Search code examples
rstatistics-bootstrap

does boot package in r, use the first return(result) as the observed data to calculate confidence intervals


I am using the function boot in R to do a bootstrap, but instead of passing my dataset directly as the data parameter in the boot function, I pass an index that is used inside the statistic to merge two data tables to get my result. It seems that boot uses the result of the first bootstrap as the real sampled data (say the empirical value). Is this correct? Because when I do the bootstrap manually I get similar results. Although I would expect boot to use 'data' as the original data. I am confused. The CI make sense but I would expect it not to work, unless for the reason I have mentioned.
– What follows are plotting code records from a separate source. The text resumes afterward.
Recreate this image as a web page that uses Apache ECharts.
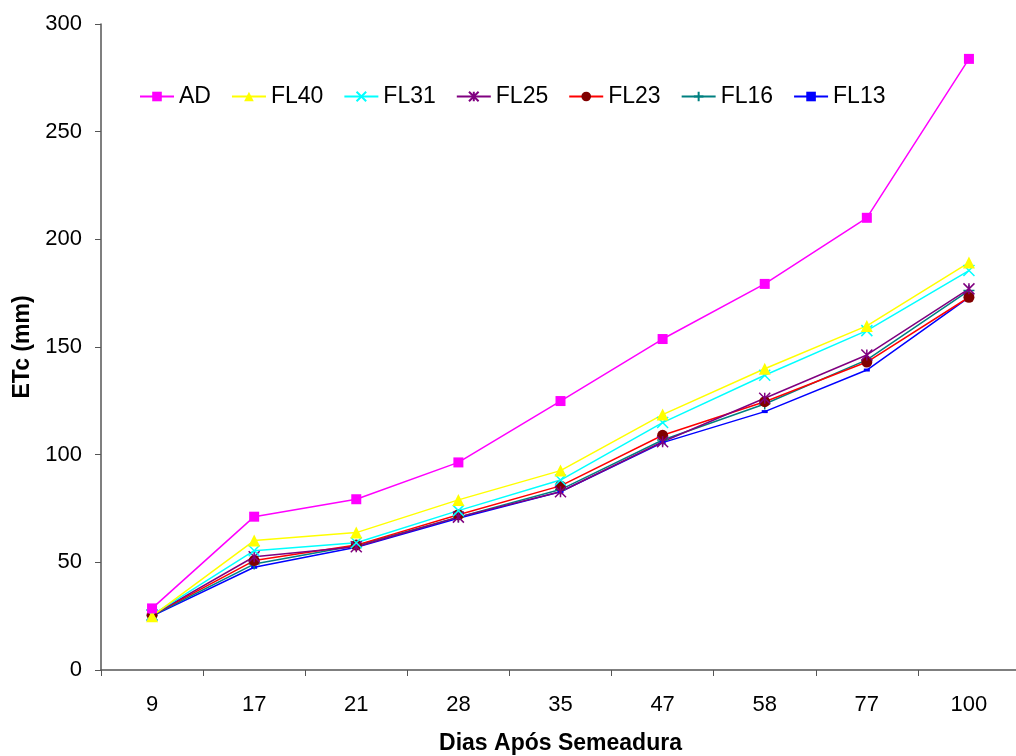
<!DOCTYPE html>
<html><head><meta charset="utf-8">
<script src="https://cdn.jsdelivr.net/npm/echarts@6/dist/echarts.min.js"></script>
<style>html,body{margin:0;padding:0;background:#fff}#c{width:1016px;height:756px}</style>
</head><body><div id="c"></div>
<script>
var categories = ['9','17','21','28','35','47','58','77','100'];
var AD   = [28.6, 71.2, 79.3, 96.4, 124.9, 153.7, 179.3, 210.0, 283.8];
var FL40 = [25.0, 60.1, 63.8, 79.0, 92.6, 118.6, 139.9, 159.8, 189.2];
var FL31 = [25.5, 55.4, 59.1, 74.0, 88.2, 114.9, 136.9, 157.6, 185.5];
var FL25 = [25.5, 52.6, 57.2, 71.0, 82.8, 106.0, 126.2, 146.3, 177.0];
var FL23 = [25.5, 50.8, 58.0, 72.1, 85.5, 109.0, 124.6, 143.0, 173.1];
var FL16 = [25.3, 49.2, 57.8, 71.0, 83.8, 106.8, 123.5, 144.0, 176.2];
var FL13 = [25.0, 47.7, 57.0, 70.5, 82.8, 105.6, 120.0, 139.3, 173.0];
var yTicks = {min: 0, max: 300, interval: 50};

var crossPath = 'path://M0,0L10,10M10,0L0,10';
var starPath = 'path://M0,0L10,10M10,0L0,10M5,0L5,10';
var plusPath = 'path://M5,0L5,10M0,5L10,5';

function mk(name, data, lineColor, symbol, size, item) {
  return {
    name: name, type: 'line', data: data, symbol: symbol, symbolSize: size,
    showAllSymbol: true, animation: false,
    lineStyle: {color: lineColor, width: 1.5},
    itemStyle: item,
    z: 2
  };
}

var font = 'Liberation Sans, Arial, sans-serif';
var chart = echarts.init(document.getElementById('c'));
chart.setOption({
  backgroundColor: '#ffffff',
  animation: false,
  grid: {left: 101, width: 919, top: 24, bottom: 86, containLabel: false, outerBoundsMode: 'none'},
  legend: {
    left: 139, top: 85, padding: 0, itemWidth: 34, itemHeight: 12, itemGap: 20,
    textStyle: {fontFamily: font, fontSize: 23, color: '#000'},
    data: ['AD','FL40','FL31','FL25','FL23','FL16','FL13']
  },
  xAxis: {
    type: 'category', data: categories, boundaryGap: true,
    name: 'Dias Após Semeadura', nameLocation: 'middle', nameGap: 62,
    nameTextStyle: {fontFamily: font, fontSize: 23, fontWeight: 'bold', color: '#000'},
    axisLine: {lineStyle: {color: '#555', width: 1.5}},
    axisTick: {show: true, alignWithLabel: false, length: 6, lineStyle: {color: '#555'}},
    axisLabel: {fontFamily: font, fontSize: 22, color: '#000', margin: 24},
    splitLine: {show: false}
  },
  yAxis: {
    type: 'value', min: yTicks.min, max: yTicks.max, interval: yTicks.interval,
    name: 'ETc (mm)', nameLocation: 'middle', nameGap: 66,
    nameTextStyle: {fontFamily: font, fontSize: 23, fontWeight: 'bold', color: '#000'},
    axisLine: {show: true, lineStyle: {color: '#555', width: 1.5}},
    axisTick: {show: true, length: 6, lineStyle: {color: '#555'}},
    axisLabel: {fontFamily: font, fontSize: 22, color: '#000', margin: 19},
    splitLine: {show: false}
  },
  series: [
    mk('FL13', FL13, '#0000FF', 'rect', [6, 3], {color: '#0000FF'}),
    mk('FL16', FL16, '#008080', plusPath, 11, {color: 'none', borderColor: '#008080', borderWidth: 1.5}),
    mk('FL23', FL23, '#FF0000', 'circle', 11, {color: '#800000'}),
    mk('FL25', FL25, '#800080', starPath, 11, {color: 'none', borderColor: '#800080', borderWidth: 1.5}),
    mk('FL31', FL31, '#00FFFF', crossPath, 11, {color: 'none', borderColor: '#00FFFF', borderWidth: 1.5}),
    mk('FL40', FL40, '#FFFF00', 'triangle', 12, {color: '#FFFF00'}),
    mk('AD', AD, '#FF00FF', 'rect', 10, {color: '#FF00FF'})
  ]
});
</script>
</body></html>
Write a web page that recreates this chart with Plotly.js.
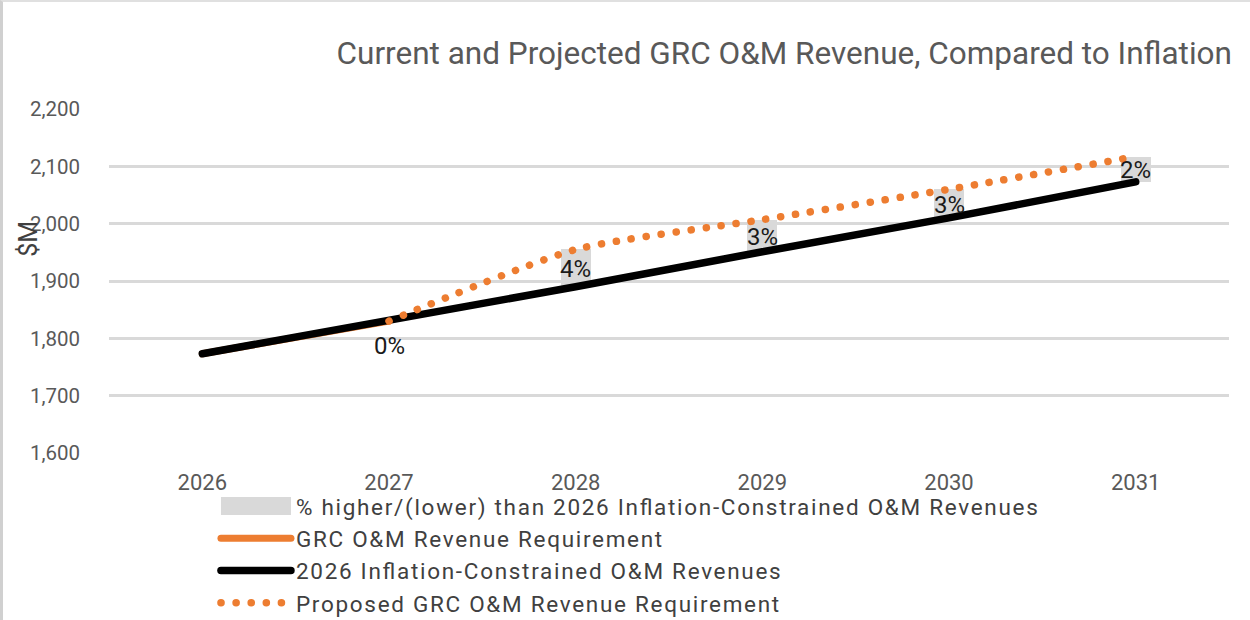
<!DOCTYPE html>
<html>
<head>
<meta charset="utf-8">
<script src="https://cdn.plot.ly/plotly-3.0.1.min.js"></script>
<style>
html,body{margin:0;padding:0;background:#fff;}
#frame{width:1250px;height:620px;box-sizing:border-box;border-left:3px solid #d0d0d0;border-top:2px solid #e0e0e0;position:relative;}
#chart{width:1247px;height:618px;}
path.js-line{stroke-linecap:round;}
.legendtext{letter-spacing:1.7px;}
</style>
</head>
<body>
<div id="frame"><div id="chart"></div></div>
<script>
const years = ['2026','2027','2028','2029','2030','2031'];
const grcRequirement = [1773, 1830, null, null, null, null];
const inflationConstrained = [1773, 1830, 1890, 1951, 2010, 2073];
const proposedRequirement = [null, 1830, 1955, 2007, 2060, 2117];
const pctLabels = [null, '0%', '4%', '3%', '3%', '2%'];

const barX = [], barBase = [], barH = [];
years.forEach((y, i) => {
  if (proposedRequirement[i] !== null) {
    barX.push(y);
    barBase.push(inflationConstrained[i]);
    barH.push(proposedRequirement[i] - inflationConstrained[i]);
  }
});

const FONT = 'Roboto, "Liberation Sans", Arial, sans-serif';
const inflTxt = 'In\uFB02ation';

const traces = [
  {type: 'bar', x: barX, y: barH, base: barBase, width: 0.16,
   marker: {color: '#d9d9d9'}, showlegend: false, hoverinfo: 'skip'},
  {type: 'scatter', mode: 'lines', x: [null], y: [null],
   line: {color: '#d9d9d9', width: 18},
   name: '% higher/(lower) than 2026 ' + inflTxt + '-Constrained O&M Revenues'},
  {type: 'scatter', mode: 'lines', x: years, y: grcRequirement,
   line: {color: '#ed7d31', width: 7}, name: 'GRC O&M Revenue Requirement'},
  {type: 'scatter', mode: 'lines', x: years, y: inflationConstrained,
   line: {color: '#000000', width: 7.5}, name: '2026 ' + inflTxt + '-Constrained O&M Revenues'},
  {type: 'scatter', mode: 'lines', x: years, y: proposedRequirement, connectgaps: false,
   line: {color: '#ed7d31', width: 7.5, dash: '0.1px,15px', shape: 'spline', smoothing: 0.6},
   name: 'Proposed GRC O&M Revenue Requirement'}
];

const annotations = [];
years.forEach((y, i) => {
  if (pctLabels[i]) {
    const mid = (inflationConstrained[i] + proposedRequirement[i]) / 2;
    annotations.push({x: i, y: mid, xref: 'x', yref: 'y', text: pctLabels[i], showarrow: false,
      yshift: (pctLabels[i] === '0%' ? -25 : -1),
      font: {family: FONT, size: 24, color: '#1a1a1a'}});
  }
});
annotations.push({x: -0.0725, y: 0.622, xref: 'paper', yref: 'paper', text: '$M', textangle: -90,
  showarrow: false, xanchor: 'center', yanchor: 'middle',
  font: {family: FONT, size: 25, color: '#404040'}});

const layout = {
  width: 1247, height: 618,
  margin: {l: 106, r: 21, t: 107, b: 167, autoexpand: false},
  paper_bgcolor: '#ffffff', plot_bgcolor: '#ffffff',
  font: {family: FONT, color: '#595959'},
  title: {text: 'Current and Projected GRC O&M Revenue, Compared to ' + inflTxt,
    x: 0.9855, xanchor: 'right', xref: 'container', y: 0.917, yanchor: 'middle',
    font: {family: FONT, size: 31.5, color: '#595959'}},
  xaxis: {type: 'category', categoryorder: 'array', categoryarray: years,
    range: [-0.5, 5.5], showgrid: false, zeroline: false, automargin: false,
    showline: false, ticks: '', ticklabelstandoff: 14,
    tickfont: {family: FONT, size: 22, color: '#595959'}},
  yaxis: {range: [1600, 2200], dtick: 100, tickformat: ',d', showgrid: true, automargin: false,
    gridcolor: '#d9d9d9', gridwidth: 3, zeroline: false, showline: false, ticks: '',
    ticklabelstandoff: 28,
    tickfont: {family: FONT, size: 20.5, color: '#595959'}},
  showlegend: true,
  legend: {orientation: 'v', x: 0.0955, xanchor: 'left', y: -0.093, yanchor: 'top',
    itemwidth: 70, tracegroupgap: 0, bgcolor: 'rgba(0,0,0,0)',
    font: {family: FONT, size: 22.5, color: '#404040'}},
  annotations: annotations,
  bargap: 0
};

Plotly.newPlot('chart', traces, layout, {displayModeBar: false, staticPlot: true}).then(gd => {
  const items = gd.querySelectorAll('.legend .traces');
  if (items.length) {
    const p = items[0].querySelector('path.js-line');
    if (p) { p.style.strokeWidth = '18px'; p.style.strokeLinecap = 'butt'; }
  }
});
</script>
</body>
</html>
In short, I have an index vector

x=1:100

and my function

myboot <- function(data,indeces) {
  toselect <- data[indeces] # allows boot to select sample
  toselect=as.data.table(toselect)
  #this is where I use the index for the merge
  t=merge(toselect,mydataset,allow.cartesian=TRUE)
  return(nrow(t))
}
b <- boot(data=x, statistic=myboot, R=1000)

The results I get

ORDINARY NONPARAMETRIC BOOTSTRAP

Call:
boot(data = x, statistic = myboot, R = 1000)

Bootstrap Statistics :
    original      bias    std. error
t1* 397.2477 -0.03669725    11.70803
> boot.ci(b, type="bca")
BOOTSTRAP CONFIDENCE INTERVAL CALCULATIONS
Based on 1000 bootstrap replicates

CALL : 
boot.ci(boot.out = b, type = "bca")

Intervals : 
Level       BCa          
95%   (375.2, 421.1 )  

Solution

  • Yes you are correct.

    The function used to compute the statistic has the following requirement (according to the help page):

    ... In all other cases statistic must take at least two arguments. The first argument passed will always be the original data. The second will be a vector of indices, frequencies or weights which define the bootstrap sample. Further, if predictions are required, then a third argument is required which would be a vector of the random indices used to generate the bootstrap predictions.

    Since your dataset consists of the numbers from 1:100 then the second argument passed will sample from 1:100 and will end up producing the exact same result. In other words your data[indeces] line will be identical to indeces.